In the 2023-24 tax year, 1.32 million people were sent the dreaded brown envelopes
HMRC is tightening its grip on pensioners and savers, with more than 1.32 million people hit with unexpected end-of-year demands from HMRC. New data reveals a near doubling of people receiving dreaded simple assessment letters in just two years, as the state pension climbs while the £12,570 tax-free personal allowance remains static.
In the 2023-24 tax year, a staggering 1.32 million people were hit with the feared brown envelopes demanding income tax payment, a leap from 675,000 in 2021-22, according to figures obtained from HMRC under freedom of information laws.
This surge has been pinned on a stealth tax effect triggered by the tax threshold freeze, first rolled out by the Tories under Rishi Sunak’s chancellorship, clashing with rising retirement incomes.
The Conservative-imposed freeze on tax thresholds kicked off in 2021-22 and was extended through to 2028, with Rachel Reeves tacking on an additional three years. Simple assessments are dished out when tax can’t be automatically collected via PAYE. They primarily impact pensioners, but also savers whose interest tips over the £1,000 personal savings allowance.
While many bills are relatively small, the scale of the issue is ballooning rapidly. HMRC data shows nearly 25% of demands in 2023-24 were for less than £100, while half were for under £300. However, campaigners warn that even these modest sums can shock pensioners who thought they were safely beneath the tax line.
The full new state pension is set to jump to £12,548 a year this April thanks to the triple lock, which guarantees annual increases in line with the highest of inflation, earnings growth or 2.5%.
This leaves it just £22 shy of the frozen personal allowance of £12,570, which has remained stuck at the same level since April 2021 and won’t budge until at least 2031. Experts predict the state pension will breach the allowance by April 2027, dragging millions of pensioners into paying income tax for the first time.
Out of the UK’s roughly 13 million state pensioners, around 9 million receive the older, pre-2016 pension. This can be significantly higher than the new system because it includes earnings-related top-ups from earlier schemes and bonuses for deferring retirement – often enough to trigger a tax bill.
Former Lib-Dem pensions minister Steve Webb, now a partner at consultancy LCP, warned: “The continued freezing of the income tax personal allowance means that the numbers getting unwelcome end-of-year tax demands have soared.”
He added: “Many of these people will be pensioners whose only income is the state pension, and they now get an annual tax demand, with the amounts growing each year.”

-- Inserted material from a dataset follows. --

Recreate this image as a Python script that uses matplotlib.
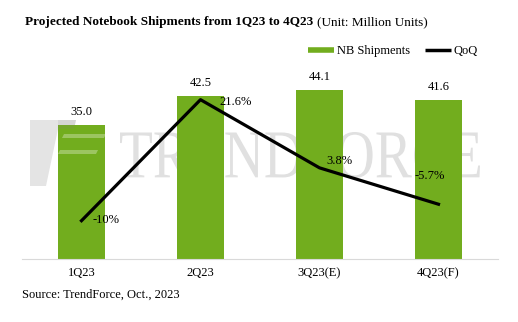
import matplotlib

matplotlib.use("Agg")
import matplotlib.pyplot as plt
from matplotlib.font_manager import FontProperties
from matplotlib.lines import Line2D
from matplotlib.patches import PathPatch, Polygon
from matplotlib.textpath import TextPath
from matplotlib.transforms import Affine2D

plt.rcParams["font.family"] = ["Liberation Serif", "DejaVu Serif"]

quarters = ["1Q23", "2Q23", "3Q23(E)", "4Q23(F)"]
shipments = [35.0, 42.5, 44.1, 41.6]
qoq = [-10.0, 21.6, 3.8, -5.7]
qoq_labels = ["-10%", "21.6%", "3.8%", "-5.7%"]

GREEN = "#72ad1e"
W, H = 518, 322


def fx(px):
    return px / W


def fy(py):
    return 1 - py / H


fig = plt.figure(figsize=(W / 100, H / 100), dpi=100)
ax = fig.add_axes([fx(22), fy(259), fx(476), 191.5 / H])
ax.patch.set_visible(False)

# watermark: logo + wordmark, drawn in figure coords behind the axes
logo = Polygon(
    [(fx(30), fy(120)), (fx(76), fy(120)), (fx(74), fy(129)), (fx(58), fy(129)),
     (fx(46), fy(186)), (fx(30), fy(186))],
    closed=True, transform=fig.transFigure, facecolor="#e4e4e4", edgecolor="none", zorder=-2)
fig.patches.append(logo)
# faint tint where the logo's top bar crosses the first bar
tint = Polygon(
    [(fx(58), fy(120)), (fx(76), fy(120)), (fx(74), fy(129)), (fx(58), fy(129))],
    closed=True, transform=fig.transFigure, facecolor="#808080", alpha=0.15,
    edgecolor="none", zorder=5)
fig.patches.append(tint)
for y0, x0, x1 in [(134, 62, 104), (150, 58, 96)]:
    stripe = Polygon(
        [(fx(x0 + 2), fy(y0)), (fx(x1 + 2), fy(y0)), (fx(x1), fy(y0 + 4)), (fx(x0), fy(y0 + 4))],
        closed=True, transform=fig.transFigure, facecolor="white", alpha=0.3,
        edgecolor="none", zorder=5)
    fig.patches.append(stripe)

tp = TextPath((0, 0), "TRENDFORCE", size=1, prop=FontProperties(family="Liberation Serif"))
ext = tp.get_extents()
sx = fx(360) / ext.width
sy = (46 / H) / ext.height
wm = PathPatch(
    tp, facecolor="#e0e0e0", edgecolor="none", zorder=-2,
    transform=Affine2D().translate(-ext.x0, -ext.y0).scale(sx, sy).translate(fx(120), fy(178))
    + fig.transFigure)
fig.patches.append(wm)

x = range(len(quarters))
ax.bar(x, shipments, width=0.40, color=GREEN, zorder=2)
for i, v in enumerate(shipments):
    ax.annotate(f"{v:.1f}", (i, v), xytext=(0, 5), textcoords="offset points",
                ha="center", va="bottom", fontsize=9)

ax.set_xlim(-0.5, len(quarters) - 0.5)
ax.set_ylim(0, 50)
ax.set_yticks([])
ax.set_xticks(list(x), quarters, fontsize=9)
ax.tick_params(axis="x", length=0, pad=6)
for side in ("top", "right", "left"):
    ax.spines[side].set_visible(False)
ax.spines["bottom"].set_color("#d9d9d9")

ax2 = ax.twinx()
ax2.set_ylim(-20, 30)
ax2.axis("off")
ax2.plot(list(x), qoq, color="black", lw=2.3, solid_joinstyle="round", zorder=3)
# label offsets in pixels (dx, dy up), alignment
offsets = [(11, 1, "left"), (19, -2, "left"), (7, 7, "left"), (-9, 28, "center")]
for i, (v, lab) in enumerate(zip(qoq, qoq_labels)):
    dx, dy, ha = offsets[i]
    ax2.annotate(lab, (i, v), xytext=(dx * 0.72, dy * 0.72), textcoords="offset points",
                 ha=ha, va="center", fontsize=9)

t1 = fig.text(fx(25), fy(22), "Projected Notebook Shipments from 1Q23 to 4Q23",
              fontsize=9.5, fontweight="bold", va="center", ha="left")
ax.annotate("(Unit: Million Units)", xy=(1, 0.5), xycoords=t1, xytext=(3, 0),
            textcoords="offset points", va="center", ha="left", fontsize=9.5,
            annotation_clip=False)

handles = [Line2D([], [], color=GREEN, lw=4, solid_capstyle="butt"),
           Line2D([], [], color="black", lw=2.5, solid_capstyle="butt")]
fig.legend(handles, ["NB Shipments", "QoQ"], loc="center left",
           bbox_to_anchor=(fx(308), fy(51)), bbox_transform=fig.transFigure,
           ncol=2, frameon=False, fontsize=9, handlelength=2.1, handletextpad=0.2,
           columnspacing=1.2, borderpad=0, borderaxespad=0)

fig.text(fx(22), fy(295), "Source: TrendForce, Oct., 2023", fontsize=9, va="center", ha="left")

fig.savefig("out.png", dpi=100)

The ex-minister didn’t hold back, stating: “Although the government has indicated it may address this issue for a subset of pensioners from 2027, a much wider-ranging solution is needed.”
LCP forecasts the number of people receiving simple assessments will climb beyond 2 million once figures for 2024-25 are published. In the previous autumn’s Budget, Chancellor Rachel Reeves announced that from April 2027, pensioners whose sole income is the state pension will be exempt from paying income tax.
However, the government has yet to provide a detailed plan on how this policy will be implemented. HMRC has passed the buck on this issue, stating it’s a matter for ministers as it stems from government decisions on tax thresholds.